4) Politics and Pals. Vampire is a game of politics, and that's a great thing--that's part of the beauty of larping, it's making and breaking alliances, and no one knows who's plotting against who. But by its nature, any RPG is also a game of pals. You have your friends, and you have people you like less than others, and you tend to ally with your realworld friends to a certain extent. In a campaign larp, you have time to build complex political plots; but often there is a tendency toward out-of-game plotting as well. "Jerry's a dick, let's kill his character at the Larp tonight." Now, the GM can view this as a natural tendency of players in an every-man-for-himself political game, but the fact is that you have people who go home at the end of the night feeling cheated and unhappy--not just because they died per se, but because they got gang-banged. The point of any RPG in my mind is for everyone to have a good time. This doesn't mean everyone has to be pals, but it does mean that those who are pals don't dominate the event and bend it to their nefarious will. One way for the GM to combat this is to severely limit the number of players. If there are only 10 players, and a goal to be achieved, even those who hate each other will have to plot carefully, and use one another rather than eliminating each other. (Though this may create a financial hurdle--see below.) Another way is to skip the campaign game and play single event larps, such as are done at countless gaming cons around the country. This sacrifices intricate storylines in the name of speed and action, but for some tabletop RPGers the slow development of a long plot larp is a deterrant anyway.

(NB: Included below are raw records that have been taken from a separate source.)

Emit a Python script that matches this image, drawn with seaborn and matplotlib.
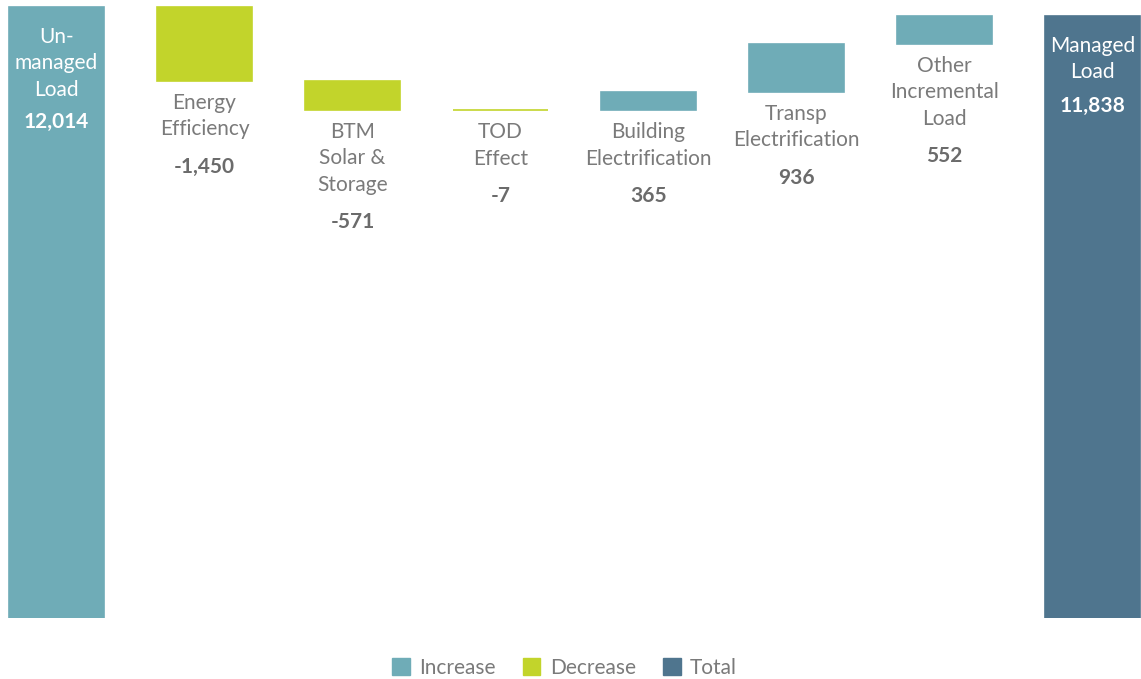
import matplotlib
matplotlib.use("Agg")
import matplotlib.pyplot as plt
import matplotlib.patches as mpatches
import seaborn as sns
import numpy as np

# data
categories = ["Un-\nmanaged\nLoad", "Energy\nEfficiency", "BTM\nSolar &\nStorage", "TOD\nEffect",
              "Building\nElectrification", "Transp\nElectrification", "Other\nIncremental\nLoad",
              "Managed\nLoad"]
values = [12014, -1450, -571, -7, 365, 936, 552, 11838]
is_total = [True, False, False, False, False, False, False, True]
color_kind = ["Increase", "Decrease", "Decrease", "Decrease", "Increase", "Increase", "Increase", "Total"]

palette = {"Increase": "#6FACB7", "Decrease": "#C2D42B", "Total": "#4F758E"}
label_color = "#7A7A7A"
value_color = "#6B6B6B"

sns.set_theme(style="white")
plt.rcParams["font.family"] = ["Lato", "DejaVu Sans"]

# waterfall bottoms / heights
bottoms, heights = [], []
running = 0
for v, tot in zip(values, is_total):
    if tot:
        bottoms.append(0)
        heights.append(v)
        running = v
    else:
        bottoms.append(running)
        heights.append(v)
        running += v

fig = plt.figure(figsize=(11.41, 6.79), dpi=100)
W, H = 1141, 679
ax = fig.add_axes([0, (H - 618) / H, 1, 618 / H])

x = np.arange(len(categories))
colors = [palette[k] for k in color_kind]
ax.bar(x, heights, bottom=bottoms, width=0.642, color=colors, edgecolor=colors, linewidth=1.2)

ax.set_xlim(-56.5 / 148, 7 + (W - 1092.5) / 148)
ax.set_ylim(0, 12014 * 618 / 611)
ax.set_axis_off()

px = 72 / 100  # pixels -> points
fs = 15

for i, (cat, v, b, tot) in enumerate(zip(categories, values, bottoms, is_total)):
    n = cat.count("\n") + 1
    if tot:
        top = b + v
        ax.annotate(cat, (i, top), xytext=(0, -20 * px), textcoords="offset points",
                    ha="center", va="top", fontsize=fs, color="white", linespacing=1.4)
        ax.annotate(f"{v:,}", (i, top), xytext=(0, -(28 + (n - 1) * 24.5 + 38) * px),
                    textcoords="offset points", ha="center", va="center",
                    fontsize=fs, fontweight="bold", color="white")
    else:
        low = min(b, b + v)
        ax.annotate(cat, (i, low), xytext=(0, -12 * px), textcoords="offset points",
                    ha="center", va="top", fontsize=fs, color=label_color, linespacing=1.4)
        ax.annotate(f"{v:,}", (i, low), xytext=(0, -(21 + (n - 1) * 26 + 39) * px),
                    textcoords="offset points", ha="center", va="center",
                    fontsize=fs, fontweight="bold", color=value_color)

handles = [mpatches.Patch(color=palette[k], label=k) for k in ["Increase", "Decrease", "Total"]]
leg = fig.legend(handles=handles, loc="center", bbox_to_anchor=(0.5 - 6 / W, (H - 668) / H), ncol=3,
                 frameon=False, fontsize=fs, handlelength=0.85, handleheight=0.85,
                 handletextpad=0.45, columnspacing=1.3)
for t in leg.get_texts():
    t.set_color(label_color)

fig.savefig("out.png", dpi=100, facecolor="white")
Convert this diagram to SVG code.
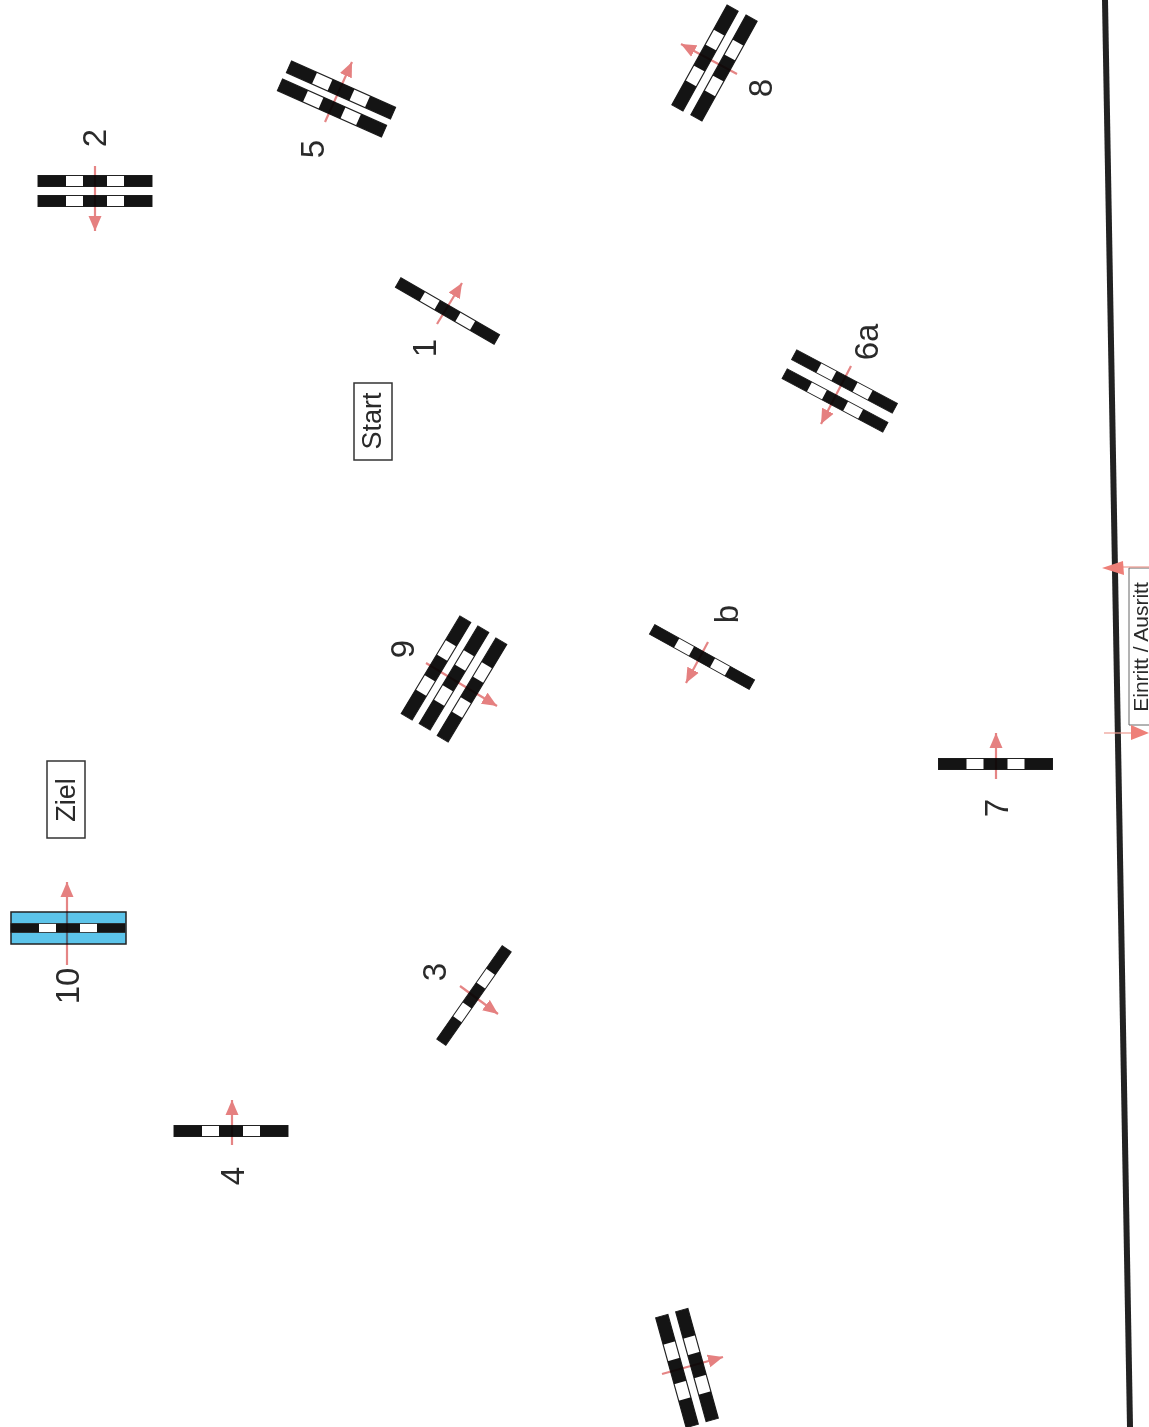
<svg xmlns="http://www.w3.org/2000/svg" width="1149" height="1427" viewBox="0 0 1149 1427">
<style>
.lbl{font-family:"Liberation Sans",Arial,sans-serif;font-size:33px;fill:#2a2a2a;text-anchor:middle;dominant-baseline:central}
.box{font-family:"Liberation Sans",Arial,sans-serif;font-size:27px;fill:#2a2a2a;text-anchor:middle;dominant-baseline:central}
.small{font-family:"Liberation Sans",Arial,sans-serif;font-size:21px;fill:#2a2a2a;text-anchor:middle;dominant-baseline:central}
.frame{fill:#fff;stroke:#333;stroke-width:1.5}
.arr{fill:none;stroke:#e58585;stroke-width:2.2;marker-end:url(#head);mix-blend-mode:multiply}
.thin{fill:none;stroke:#ec9a90;stroke-width:1.2}
.tri{fill:#ee7f78}
</style>
<defs>
<marker id="head" markerUnits="userSpaceOnUse" markerWidth="16" markerHeight="14" refX="15" refY="7" orient="auto">
<path d="M0,0.5 L15,7 L0,13.5 Z" fill="#e58080"/>
</marker>
<g id="bar">
<rect x="-57" y="-5.5" width="114" height="11" fill="#fff" stroke="#222" stroke-width="1"/>
<rect x="-57" y="-5.5" width="28" height="11" fill="#141414"/>
<rect x="-12" y="-5.5" width="24" height="11" fill="#141414"/>
<rect x="29" y="-5.5" width="28" height="11" fill="#141414"/>
</g>
</defs>
<rect width="1149" height="1427" fill="#fff"/>
<g id="fence-line"><path d="M1105,0 L1130,1427" fill="none" stroke="#222" stroke-width="6"/></g>
<g id="entry">
<path d="M1149,568 H1129 V725 H1149" fill="#fff" stroke="#666" stroke-width="1"/>
<text class="small" transform="translate(1140,647) rotate(-90)">Einritt / Ausritt</text>
</g>
<g id="jump-1"><use href="#bar" transform="translate(447.5,311) rotate(30)"/><text class="lbl" transform="translate(424,348) rotate(-90)">1</text></g>
<g id="jump-2"><use href="#bar" transform="translate(95,181)"/><use href="#bar" transform="translate(95,201)"/><text class="lbl" transform="translate(94,138) rotate(-90)">2</text></g>
<g id="jump-3"><use href="#bar" transform="translate(474,995.5) rotate(-55)"/><text class="lbl" transform="translate(434,972) rotate(-90)">3</text></g>
<g id="jump-4"><use href="#bar" transform="translate(231,1131)"/><text class="lbl" transform="translate(232,1176) rotate(-90)">4</text></g>
<g id="jump-5"><use href="#bar" transform="translate(341,90) rotate(24) scale(1,1.15)"/><use href="#bar" transform="translate(332,108) rotate(24) scale(1,1.15)"/><text class="lbl" transform="translate(312,149) rotate(-90)">5</text></g>
<g id="jump-6a"><use href="#bar" transform="translate(844.5,381.5) rotate(28)"/><use href="#bar" transform="translate(835,400.5) rotate(28)"/><text class="lbl" transform="translate(866,342) rotate(-90)">6a</text></g>
<g id="jump-7"><use href="#bar" transform="translate(995.5,764)"/><text class="lbl" transform="translate(996,808) rotate(-90)">7</text></g>
<g id="jump-8"><use href="#bar" transform="translate(705,58) rotate(-61) scale(1,1.15)"/><use href="#bar" transform="translate(724,68) rotate(-61) scale(1,1.15)"/><text class="lbl" transform="translate(760,88) rotate(-90)">8</text></g>
<g id="jump-9"><use href="#bar" transform="translate(436,668) rotate(-59) scale(1,1.15)"/><use href="#bar" transform="translate(454,678) rotate(-59) scale(1,1.15)"/><use href="#bar" transform="translate(472,690) rotate(-59) scale(1,1.15)"/><text class="lbl" transform="translate(402,649) rotate(-90)">9</text></g>
<g id="jump-b"><use href="#bar" transform="translate(702,657) rotate(29)"/><text class="lbl" transform="translate(726,614) rotate(-90)">b</text></g>
<g id="jump-10"><rect x="11" y="912" width="115" height="32" fill="#5cc4ea" stroke="#222" stroke-width="1.5"/><use href="#bar" transform="translate(68,928) scale(1,.8)"/><text class="lbl" transform="translate(67,986) rotate(-90)">10</text></g>
<g id="jump-unnumbered"><use href="#bar" transform="translate(677,1371) rotate(74.5) scale(1,1.15)"/><use href="#bar" transform="translate(697,1365) rotate(74.5) scale(1,1.15)"/></g>
<g id="start"><rect class="frame" x="354" y="383" width="38" height="77"/><text class="box" transform="translate(372,421) rotate(-90)">Start</text></g>
<g id="ziel"><rect class="frame" x="47" y="761" width="38" height="77"/><text class="box" transform="translate(66,800) rotate(-90)">Ziel</text></g>
<g id="connectors">
<path class="arr" d="M437,324 L462,283"/>
<path class="arr" d="M95,166 L95,231"/>
<path class="arr" d="M460,986 L498,1014"/>
<path class="arr" d="M232,1145 L232,1100"/>
<path class="arr" d="M325,122 L352,62"/>
<path class="arr" d="M851,366 L821,424"/>
<path class="arr" d="M996,779 L996,733"/>
<path class="arr" d="M737,74 L681,44"/>
<path class="arr" d="M426,663 L497,706"/>
<path class="arr" d="M708,642 L686,683"/>
<path class="arr" d="M67,965 L67,882"/>
<path class="arr" d="M662,1374 L723,1357"/>
<path class="thin" d="M1120,567 H1149"/>
<path class="tri" d="M1102,568 L1123,561 L1124,575 Z"/>
<path class="thin" d="M1104,733 H1132"/>
<path class="tri" d="M1131,725 L1149,733 L1131,740 Z"/>
</g>
</svg>
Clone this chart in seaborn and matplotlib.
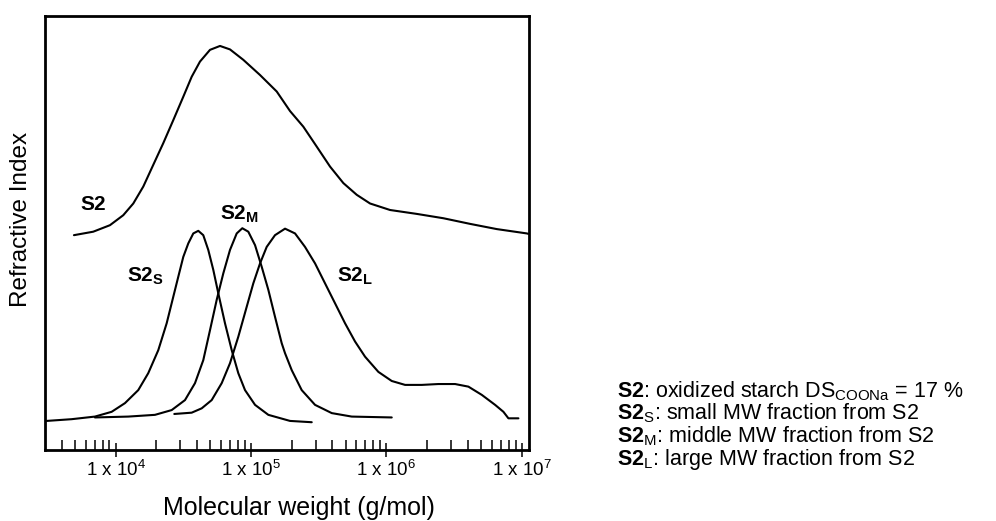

5) Money. This is a sort of self-fulfilling prophecy in some types of larping. You get a big group of players, you need a big place to play. You're playing a game that is not necessarily public-friendly, so you need privacy. To assure these things, you need to find a special place to hold the larp. This costs money. So you charge your players a chip-in fee to play, but then you come up a bit cash short from unforseen expenses, and so you try to recruit more players to increase the cash flow, and the group gets bigger, requires more space=more money=more Gms to keep order=more expenses=more juggling balls in the air etc. The larger a group, the more unwieldy it becomes and the more work it is for the GM(s) to keep track of what the hell is going on. Ideally, you need a free place to play, which means public, which goes back to #2--you need a system that lets you play among the mundanes without scaring anyone or looking like a jackass. And you need a small group, which makes it easier to blend into the public place, easier for the GM to manage, and cheaper for any sundry expenses like handouts, pencils, and a cooler full of soda. 10 players at $5 a pop covers a lot of sundries when youre not renting the Hanna House.
I'm not trying to be overly critical of the larping standard here; the larps I've been in have been fun, the plots are often interesting, and there's a lot of good roleplaying going on in this genre! But I feel like a slightly different approach to live gaming would make it more accessible and appealing to a wider variety of players. This is what were trying to do in this Nephilim LARP experiment. Fun for all, and all for fun. Or something like that.